Een maand later kwam het officiële antwoord van de OAS, nu persoonlijk overhandigd door assistent secretaris-generaal, Albert Ramdin, aan minister Lackin, tijdens een verkenningsmissie in Paramaribo. Natuurlijk willen we technische bijstand verlenen bij het van de grond tillen van een waarheidscommissie, maar dan moet er wel breed draagvlak zijn. Dit was de teneur van het antwoord van de OAS. Dat was nou precies de vinger op de zere plek. Dat brede draagvlak was er niet en kwam er niet.
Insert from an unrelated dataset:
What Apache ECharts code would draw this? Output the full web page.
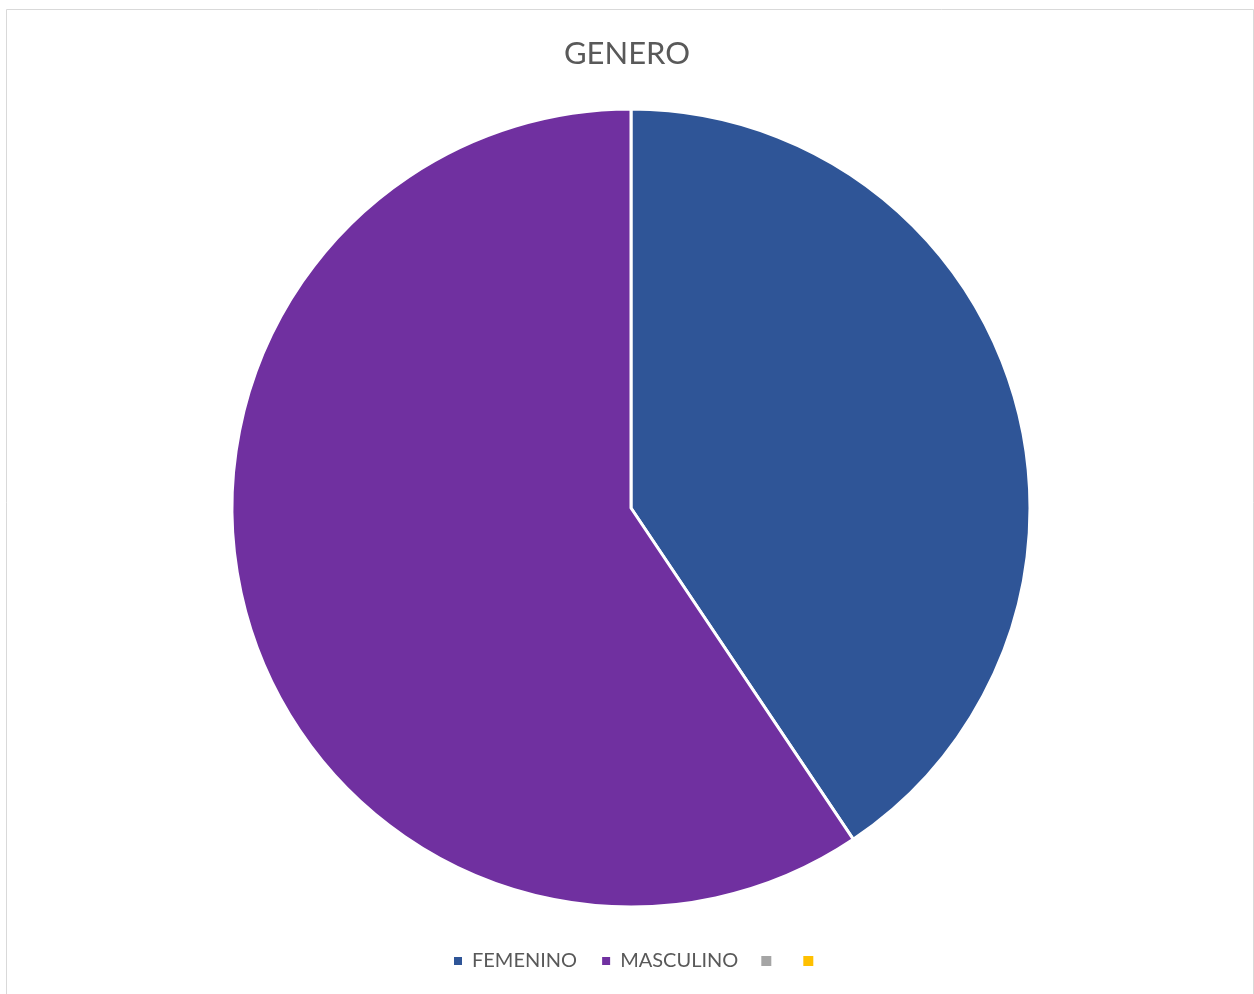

De rol van de OAS ging als een nachtkaars uit. Je zou kunnen stellen dat Ramdin persoonlijk door Lackin gestraft is voor het zich niet blijven inspannen om het Surinaamse verzoek van april 2012 te realiseren.

Unasur voorzitterschap
In februari 2013 - opmerkelijk vroeg op weg naar de OAS verkiezing van twee jaar later - maakt minister Lackin bekend dat Suriname afziet van de voordracht van Ramdin. Kort daarna komt Guyana, kennelijk op instigatie van Suriname, met een voordracht. Guyana's ambassadeur bij de OAS, zal worden voorgedragen als assistent secretaris-generaal. Even later zegt Lackin dat Suriname deze kandidaat steunt. Zo komt een strategische afsluiting van het OAS-dossier en Albert Ramdin. Dat komt Suriname goed uit. De strategie heeft alles te maken met een geopolitieke afweging. Een paar maanden later - in augustus 2013 - wordt Suriname voorzitter van de Unie van Zuid-Amerikaanse Naties (Unasur). Deze unie is door de voormalige Venezolaanse president Hugo Chávez opgericht als tegenhanger van wat hij noemde 'een OAS die door de imperialistische politiek van de Verenigde Staten van Amerika gedomineerd wordt'.

President Bouterse is grote fan van de Bolivariaanse revolutie en wijlen Hugo Chávez was zijn persoonlijke vriend. Als je dan voorzitter van de Unasur bent dan handel je in de geest van je grote politieke voorbeeld. Dan is het verdomd lastig voor Suriname om in de periode van het voorzitterschap van Unasur, ook nog een stevige en kostbare lobby te moeten gaan voeren voor ambassadeur Ramdin. Gaan voor de hoogste OAS-functie zou de diplomatieke banden tussen Suriname en Venezuela behoorlijk kunnen beschadigen. Ook die tussen Suriname en Cuba. Hoewel de diplomatieke relatie tussen Washington en Havanna aan het ontdooien is, is Cuba altijd tegen de OAS geweest en geen actief lid.

Eindresultaat
In het diplomatieke verkeer is spreken zilver en zwijgen goud. Zeker als het gaat om de verkiezing van de hoogste functionarissen van de OAS. Het zilver bleef beperkt tot 'gebrek aan draagvlak in Midden- en Zuid-Amerika' (Lackin) en 'overtuigd van breed draagvlak' (Ramdin). Starnieuws heeft consistent bericht over reacties in de Caricom en in de Surinaamse diaspora vanaf het besluit Ramdin niet voor te dragen tot aan de OAS - verkiezingen toe, afgelopen maart.

Ik heb instemming en verontwaardiging gelezen, inclusief inzichten over te vroeg of te laat pieken met de kandidatuur en verkeerde strategieën in een fijnmazig en ingewikkeld diplomatiek spel. De afloop is bekend. "De rest is history", zei Ramdin in een radio-interview dat ik eind mei met hem had. Ik hoop dat zowel Lackin als Ramdin ooit een eerlijk boekje zullen opendoen over dit OAS-dossier. Ik zie Lackin zijn ministerschap continueren in de regering Bouterse II. Ramdin gun ik van harte een nieuwe diplomatie uitdaging. De website Forum on the future of the Caribbean schrijft: ambassador Albert Ramdin, a citizen of Suriname, has a long and distinguished career in public service at the international, hemispheric, regional and national levels. Daar ben ik trots op.